The report disclosed that U.S. Central Command (CENTCOM) is secretive about the specific ammunition used in the almost daily intercept missions against drones and missiles. However, the Navy has admitted that it has fired SM (Standard Missile)-2s, SM-6s and SM-3s to take down drones. Those missiles can range in cost from $2 million to as much as $27.9 million per piece, depending on what model and version carried.
In October 2023, the Navy destroyer USS Carney shot down several missiles and drones launched by Yemeni armed forces over the Red Sea in an hours-long engagement.
The report considered this the first time the U.S. intercepted a weapon fired by Yemen since the outbreak of the Gaza war, following Sana’a’s pledge to target and halt commercial shipping to and from the occupied entity in the Red Sea and Gulf of Aden until the end of the aggression on Gaza.
The Navy confirmed in July that the Eisenhower Carrier Strike Group, which had taken the lead in intercept roles for much of the Red Sea conflict, fired 155 Standard-series missiles as well as 135 Tomahawk cruise missiles (which cost approximately $2 million per unit). That’s more than half a billion dollars from when the Eisenhower Carrier Strike Group deployed to the region in October 2023 and left in June this year.
Additionally, aircraft assigned to the strike group fired 420 air-to-surface missiles and 60 air-to-air missiles. The Navy did not break down what specifically were used, but the USS Dwight D. Eisenhower’s commander has previously pointed to an arsenal that includes AGM-114 air-to-surface (roughly $150,000 per unit), AIM-9X Sidewinder and AIM-120 air-to-air missiles.
The report continued that the fighting in the Yemeni waters is one of several battles the United States has been involved in throughout the region since the start of the war in Gaza, stating that Yemeni forces and the resistance axis have been launching drones and cheap missiles at American facilities and bases in Iraq and Syria for several months.

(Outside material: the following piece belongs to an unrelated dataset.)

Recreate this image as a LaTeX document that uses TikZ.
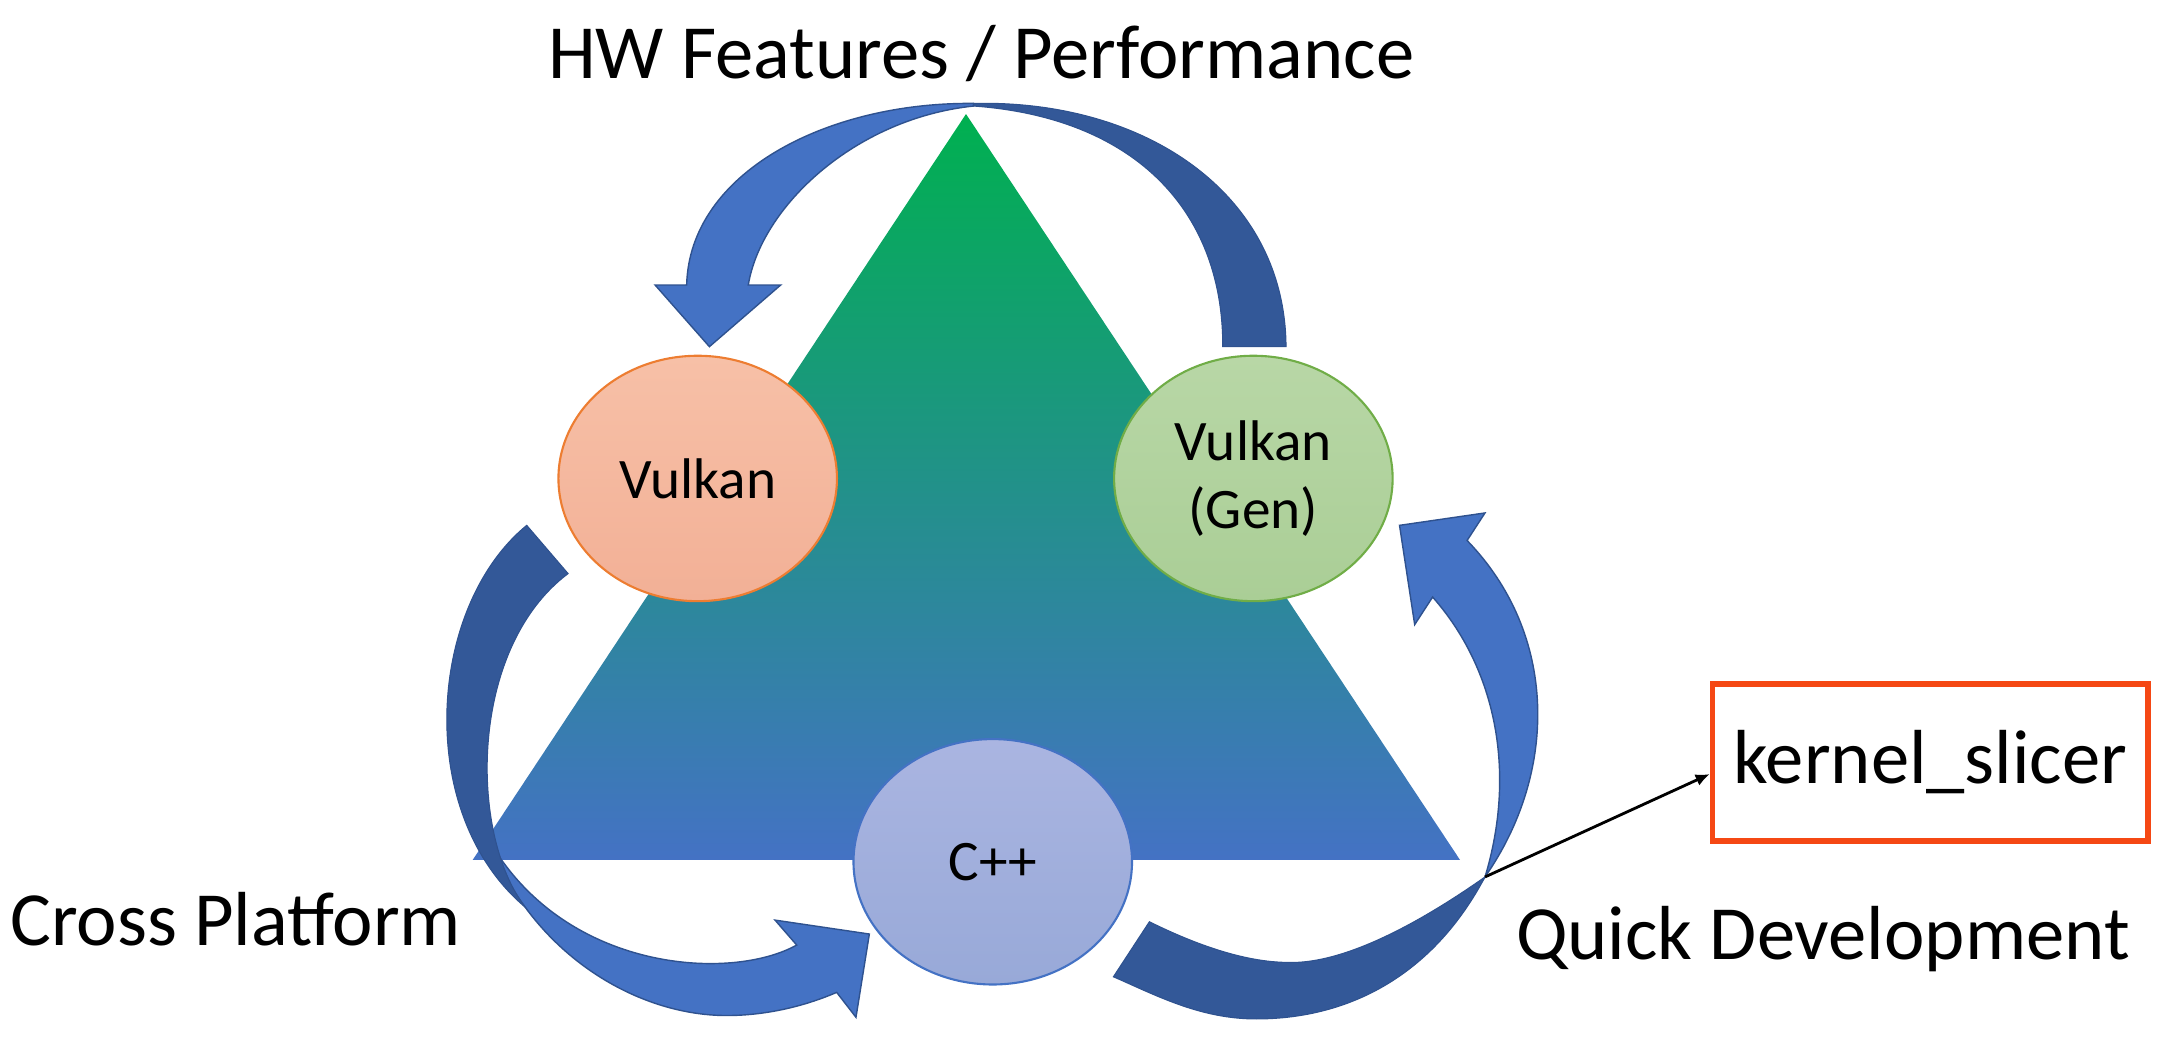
\documentclass[tikz,border=0pt]{standalone}
\usepackage{fontspec}
\setmainfont{Carlito}
\usetikzlibrary{arrows.meta,shapes.geometric}
\definecolor{lightarrow}{RGB}{68,114,196}
\definecolor{darkarrow}{RGB}{51,88,152}
\definecolor{arrowedge}{RGB}{47,82,143}
\definecolor{triGreen}{RGB}{0,176,80}
\definecolor{triBlue}{RGB}{68,114,196}
\definecolor{vkTop}{RGB}{247,192,167}
\definecolor{vkBot}{RGB}{242,176,150}
\definecolor{vkEdge}{RGB}{237,125,49}
\definecolor{genTop}{RGB}{184,215,166}
\definecolor{genBot}{RGB}{170,206,150}
\definecolor{genEdge}{RGB}{112,173,71}
\definecolor{cppTop}{RGB}{170,181,225}
\definecolor{cppBot}{RGB}{152,169,216}
\definecolor{cppEdge}{RGB}{68,114,196}
\definecolor{ksred}{RGB}{245,72,20}
\begin{document}
\begin{tikzpicture}[x=0.13788mm,y=-0.13788mm,
  bigtext/.style={inner sep=0pt, font=\fontsize{21.8}{26}\selectfont},
  bubble/.style={ellipse, minimum width=27.85mm, minimum height=24.54mm, inner sep=0pt, line width=0.6pt, align=center, font=\fontsize{16.3}{19.5}\selectfont},
  lightpart/.style={fill=lightarrow, draw=arrowedge, line width=0.4pt, line join=miter},
  darkpart/.style={fill=darkarrow, draw=arrowedge, line width=0.3pt, line join=miter}]
\useasboundingbox (0,0) rectangle (1568,763);

% triangle
\shade[top color=triGreen, bottom color=triBlue] (700.6,82.7) -- (1058.9,623.7) -- (342.8,623.7) -- cycle;

% top pair
\path[darkpart] (706,75) .. controls (830,72) and (932,140) .. (932.7,251.4)
  -- (886.8,251.4) .. controls (887,150) and (820,85) .. (706,76.9) -- cycle;
\path[lightpart] (706,75) .. controls (600,74) and (500,125) .. (498,206.7)
  -- (475.1,206.7) -- (514.5,251.4) -- (566.2,206.7) -- (542.7,206.7)
  .. controls (552,150) and (620,86) .. (706,76.9) -- cycle;

% left pair
\path[lightpart] (355,610) .. controls (385,690) and (460,736.5) .. (527,736.5)
  .. controls (555,736.5) and (583,730) .. (606.8,719.7)
  -- (620.8,737.8) -- (630.5,677.4) -- (562.1,667.3) -- (577.8,685.4)
  .. controls (530,712) and (410,705) .. (355,610) -- cycle;
\path[darkpart] (382,381) .. controls (310,440) and (300,590) .. (381,658)
  .. controls (340,605) and (340,470) .. (412,416) -- cycle;

% right pair
\path[darkpart] (1077,636) .. controls (1040,706) and (980,739) .. (911,739)
  .. controls (870,739) and (837.5,721.4) .. (807.5,708.4)
  -- (833.6,668.5) .. controls (862,682.5) and (900,698) .. (935,698)
  .. controls (980,699) and (1040,662) .. (1077,636) -- cycle;
\path[lightpart] (1077,636) .. controls (1130,560) and (1130,460) .. (1064,392)
  -- (1077,372) -- (1015,381) -- (1026,453) -- (1039,433)
  .. controls (1085,485) and (1100,560) .. (1077,636) -- cycle;

% bubbles
\node[bubble, draw=vkEdge, top color=vkTop, bottom color=vkBot] (vk) at (506,347) {Vulkan};
\node[bubble, draw=genEdge, top color=genTop, bottom color=genBot] (gen) at (909,347) {Vulkan\\(Gen)};
\node[bubble, draw=cppEdge, top color=cppTop, bottom color=cppBot] (cpp) at (720,625) {C++};

% labels
\node[bigtext, anchor=base west] (hw) at (397,57) {HW Features / Performance};
\node[bigtext, anchor=base west] (cross) at (7,686) {Cross Platform};
\node[bigtext, anchor=base west] (quick) at (1099,696) {Quick Development};

% kernel_slicer box
\node[draw=ksred, line width=1.6pt, minimum width=43.57mm, minimum height=15.72mm, inner sep=0pt,
  font=\fontsize{21.8}{26}\selectfont] (ks) at (1400,553) {kernel\_slicer};
\coordinate (qd) at (1077,636);
\draw[line width=0.8pt, -{Latex[length=4pt,width=3.5pt]}] (qd) -- (ks.183);
\end{tikzpicture}
\end{document}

Dozens of attacks have left U.S. troops wounded and suffering from traumatic brain injuries. In January, three U.S. Army reservists were killed in a drone attack at a remote outpost in Jordan.
Gregory Sanders, Deputy Director at the Defense Industrial Initiatives Group at the Center for Strategic and International Studies, stated, “This does not make things easy by any means, but this is the kind of problem where the Pentagon and the military excel.”

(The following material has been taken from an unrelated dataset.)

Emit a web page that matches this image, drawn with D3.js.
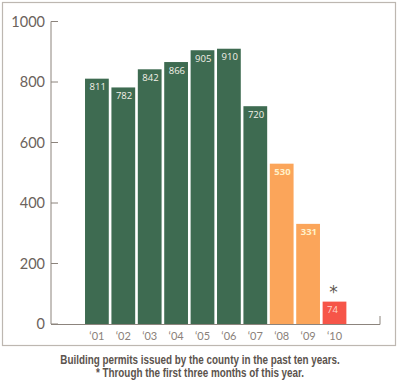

Sanders claims that the military establishment is generally able to identify these threats and problems, but the “Valley of Death” persists because there hasn’t been a pressing need to push industrial military mechanisms into action.
While the Pentagon rushes to get more cost-effective tools to fight swarms of cheap, expendable munitions, there is the risk that newer tactics or weapons that the U.S. and its allies aren’t prepared for could suddenly emerge. The conflicts in Ukraine and the Middle East show how these technologies can evolve quickly, along with the tactics to fight them.
Rogers noted that it’s likely that more autonomous characteristics will appear in antagonistic drones, larger swarms could be used to try to overwhelm air defenses and cheap weapons could become more precise. The U.S. and its allies can develop newer counters, but the tactics will keep evolving.
“Put simply, it is an age-old cat-and-mouse game of offense and defense, one that is constantly evolving and will not be solved overnight,” Rogers added.
Earlier this month, the Yemeni armed forces targeted by a low-cost unmanned aerial vehicle across the Red Sea into the airspace above Tel Aviv, causing an explosion at an extremely low altitude.
The report considered this type of attack not new – as Hamas has been using cheap missiles and drones for some time – but the damage caused by the Houthi attack on Tel Aviv highlights the weak side of asymmetric warfare. Specifically, it shows how cheap and improvised drones can sometimes penetrate advanced and expensive defense systems.